Source code of charts:
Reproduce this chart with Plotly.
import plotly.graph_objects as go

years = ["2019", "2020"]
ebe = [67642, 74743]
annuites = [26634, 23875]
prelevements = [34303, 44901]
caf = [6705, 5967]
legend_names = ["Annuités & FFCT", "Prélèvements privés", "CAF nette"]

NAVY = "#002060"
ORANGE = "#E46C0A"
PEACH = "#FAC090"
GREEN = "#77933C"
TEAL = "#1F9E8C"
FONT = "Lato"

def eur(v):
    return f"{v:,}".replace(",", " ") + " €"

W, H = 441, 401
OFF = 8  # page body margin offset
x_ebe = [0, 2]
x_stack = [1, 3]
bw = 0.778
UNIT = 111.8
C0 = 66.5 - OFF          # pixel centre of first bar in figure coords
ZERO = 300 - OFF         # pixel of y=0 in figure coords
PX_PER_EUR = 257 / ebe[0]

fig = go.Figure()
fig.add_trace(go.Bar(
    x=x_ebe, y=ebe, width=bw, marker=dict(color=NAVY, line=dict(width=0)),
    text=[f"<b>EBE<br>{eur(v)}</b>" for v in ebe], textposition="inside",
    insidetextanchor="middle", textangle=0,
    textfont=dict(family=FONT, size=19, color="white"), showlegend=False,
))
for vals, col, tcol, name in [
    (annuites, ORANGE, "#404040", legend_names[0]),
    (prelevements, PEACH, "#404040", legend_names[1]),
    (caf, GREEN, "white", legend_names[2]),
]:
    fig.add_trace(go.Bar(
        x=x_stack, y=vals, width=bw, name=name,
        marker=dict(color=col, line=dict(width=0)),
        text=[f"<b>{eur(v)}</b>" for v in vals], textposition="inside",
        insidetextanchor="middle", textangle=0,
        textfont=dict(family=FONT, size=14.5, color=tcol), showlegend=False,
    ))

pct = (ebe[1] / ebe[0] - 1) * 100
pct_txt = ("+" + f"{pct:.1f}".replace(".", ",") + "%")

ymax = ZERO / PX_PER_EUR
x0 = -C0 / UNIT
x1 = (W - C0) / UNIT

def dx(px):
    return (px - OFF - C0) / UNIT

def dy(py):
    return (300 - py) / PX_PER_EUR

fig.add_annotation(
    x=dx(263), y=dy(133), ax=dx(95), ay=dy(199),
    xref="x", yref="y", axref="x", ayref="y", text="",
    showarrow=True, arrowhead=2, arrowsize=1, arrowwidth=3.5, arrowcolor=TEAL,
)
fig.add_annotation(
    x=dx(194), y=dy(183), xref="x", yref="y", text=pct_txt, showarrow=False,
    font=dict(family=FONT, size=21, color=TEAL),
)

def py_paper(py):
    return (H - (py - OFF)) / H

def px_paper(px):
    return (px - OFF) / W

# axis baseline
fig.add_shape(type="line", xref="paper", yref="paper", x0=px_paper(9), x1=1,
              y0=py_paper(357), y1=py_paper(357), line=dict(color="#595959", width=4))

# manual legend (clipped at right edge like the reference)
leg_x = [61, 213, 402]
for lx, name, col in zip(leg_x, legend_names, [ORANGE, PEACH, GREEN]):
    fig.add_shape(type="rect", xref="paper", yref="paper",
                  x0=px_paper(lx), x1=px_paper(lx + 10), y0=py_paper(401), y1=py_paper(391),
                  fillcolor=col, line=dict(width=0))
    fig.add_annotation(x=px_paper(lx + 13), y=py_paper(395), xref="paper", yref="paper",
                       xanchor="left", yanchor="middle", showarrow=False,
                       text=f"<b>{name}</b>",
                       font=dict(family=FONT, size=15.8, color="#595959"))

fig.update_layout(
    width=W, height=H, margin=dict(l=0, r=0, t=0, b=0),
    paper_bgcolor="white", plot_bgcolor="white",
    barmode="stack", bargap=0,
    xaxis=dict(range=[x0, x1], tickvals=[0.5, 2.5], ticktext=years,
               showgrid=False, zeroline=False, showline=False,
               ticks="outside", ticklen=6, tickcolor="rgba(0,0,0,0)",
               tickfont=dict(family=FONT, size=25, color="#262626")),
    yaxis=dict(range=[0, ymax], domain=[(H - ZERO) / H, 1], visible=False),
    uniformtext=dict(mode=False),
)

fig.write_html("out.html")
* * *
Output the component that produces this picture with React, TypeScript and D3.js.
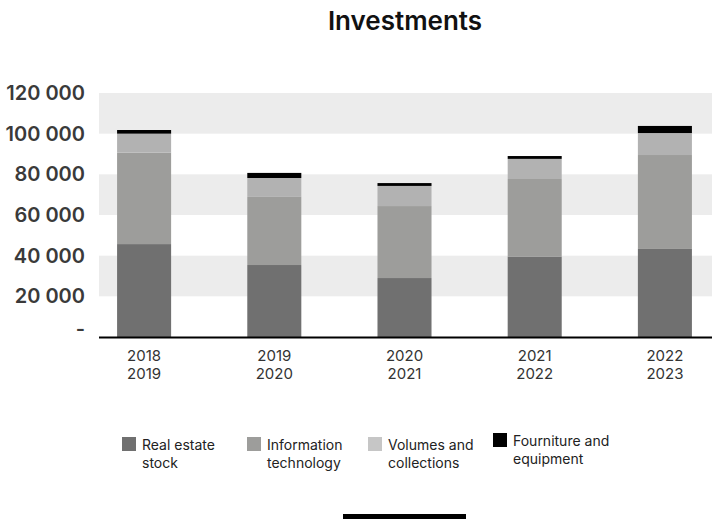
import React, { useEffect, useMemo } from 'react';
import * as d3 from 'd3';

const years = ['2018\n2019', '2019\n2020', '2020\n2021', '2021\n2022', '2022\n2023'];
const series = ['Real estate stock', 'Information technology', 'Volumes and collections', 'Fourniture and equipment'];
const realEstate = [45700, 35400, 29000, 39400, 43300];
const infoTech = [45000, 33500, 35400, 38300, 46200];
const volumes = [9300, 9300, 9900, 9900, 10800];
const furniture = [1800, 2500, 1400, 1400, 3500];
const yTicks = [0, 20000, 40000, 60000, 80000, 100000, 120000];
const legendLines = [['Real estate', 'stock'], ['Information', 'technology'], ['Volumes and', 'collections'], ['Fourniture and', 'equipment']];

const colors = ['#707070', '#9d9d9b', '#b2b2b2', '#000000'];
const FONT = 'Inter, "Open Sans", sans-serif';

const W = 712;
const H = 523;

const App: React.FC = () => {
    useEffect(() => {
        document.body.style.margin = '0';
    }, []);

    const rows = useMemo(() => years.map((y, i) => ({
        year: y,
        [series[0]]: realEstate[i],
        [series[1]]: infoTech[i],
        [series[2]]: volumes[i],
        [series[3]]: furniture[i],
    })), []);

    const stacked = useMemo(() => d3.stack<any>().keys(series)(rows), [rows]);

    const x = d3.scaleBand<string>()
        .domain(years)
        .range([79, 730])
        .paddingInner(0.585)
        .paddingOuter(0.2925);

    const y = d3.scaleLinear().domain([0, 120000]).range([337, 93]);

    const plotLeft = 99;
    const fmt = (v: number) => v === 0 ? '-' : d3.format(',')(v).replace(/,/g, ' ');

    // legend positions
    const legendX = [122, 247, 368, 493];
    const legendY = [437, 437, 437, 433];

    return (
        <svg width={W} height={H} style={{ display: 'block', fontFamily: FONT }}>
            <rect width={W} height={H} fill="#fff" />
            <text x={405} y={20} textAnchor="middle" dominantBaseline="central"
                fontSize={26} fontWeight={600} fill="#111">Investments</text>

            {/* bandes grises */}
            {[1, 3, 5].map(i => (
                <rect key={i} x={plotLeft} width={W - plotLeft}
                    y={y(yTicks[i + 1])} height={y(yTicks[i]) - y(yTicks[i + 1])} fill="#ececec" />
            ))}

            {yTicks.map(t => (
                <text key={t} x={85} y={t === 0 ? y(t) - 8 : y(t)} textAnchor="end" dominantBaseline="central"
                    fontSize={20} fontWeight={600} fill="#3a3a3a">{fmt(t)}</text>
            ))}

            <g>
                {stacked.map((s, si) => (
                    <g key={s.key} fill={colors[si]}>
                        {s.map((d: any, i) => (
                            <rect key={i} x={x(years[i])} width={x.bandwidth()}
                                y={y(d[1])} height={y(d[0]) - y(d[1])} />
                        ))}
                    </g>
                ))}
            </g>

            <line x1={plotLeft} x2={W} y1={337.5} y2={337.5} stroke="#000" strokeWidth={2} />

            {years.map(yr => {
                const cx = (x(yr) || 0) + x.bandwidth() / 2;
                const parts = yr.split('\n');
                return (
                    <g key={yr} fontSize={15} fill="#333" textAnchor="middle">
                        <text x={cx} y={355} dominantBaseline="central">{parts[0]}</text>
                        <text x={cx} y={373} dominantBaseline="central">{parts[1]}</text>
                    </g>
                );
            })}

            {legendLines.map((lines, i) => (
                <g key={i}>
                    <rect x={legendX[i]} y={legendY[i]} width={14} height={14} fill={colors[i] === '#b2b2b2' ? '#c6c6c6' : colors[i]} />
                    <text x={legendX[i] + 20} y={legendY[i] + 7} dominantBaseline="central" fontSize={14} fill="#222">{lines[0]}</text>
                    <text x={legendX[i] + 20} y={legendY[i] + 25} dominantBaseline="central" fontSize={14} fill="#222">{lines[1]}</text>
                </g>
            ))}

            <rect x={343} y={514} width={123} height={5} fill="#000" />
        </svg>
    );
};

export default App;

▶ Your task:
Output exactly the lines of the material above from the one containing "Reproduce this chart with Plotly." up to and including the one containing "PX_PER_EUR = 257 / ebe[0]".

▶ Answer to the exercise:
Reproduce this chart with Plotly.
import plotly.graph_objects as go

years = ["2019", "2020"]
ebe = [67642, 74743]
annuites = [26634, 23875]
prelevements = [34303, 44901]
caf = [6705, 5967]
legend_names = ["Annuités & FFCT", "Prélèvements privés", "CAF nette"]

NAVY = "#002060"
ORANGE = "#E46C0A"
PEACH = "#FAC090"
GREEN = "#77933C"
TEAL = "#1F9E8C"
FONT = "Lato"

def eur(v):
    return f"{v:,}".replace(",", " ") + " €"

W, H = 441, 401
OFF = 8  # page body margin offset
x_ebe = [0, 2]
x_stack = [1, 3]
bw = 0.778
UNIT = 111.8
C0 = 66.5 - OFF          # pixel centre of first bar in figure coords
ZERO = 300 - OFF         # pixel of y=0 in figure coords
PX_PER_EUR = 257 / ebe[0]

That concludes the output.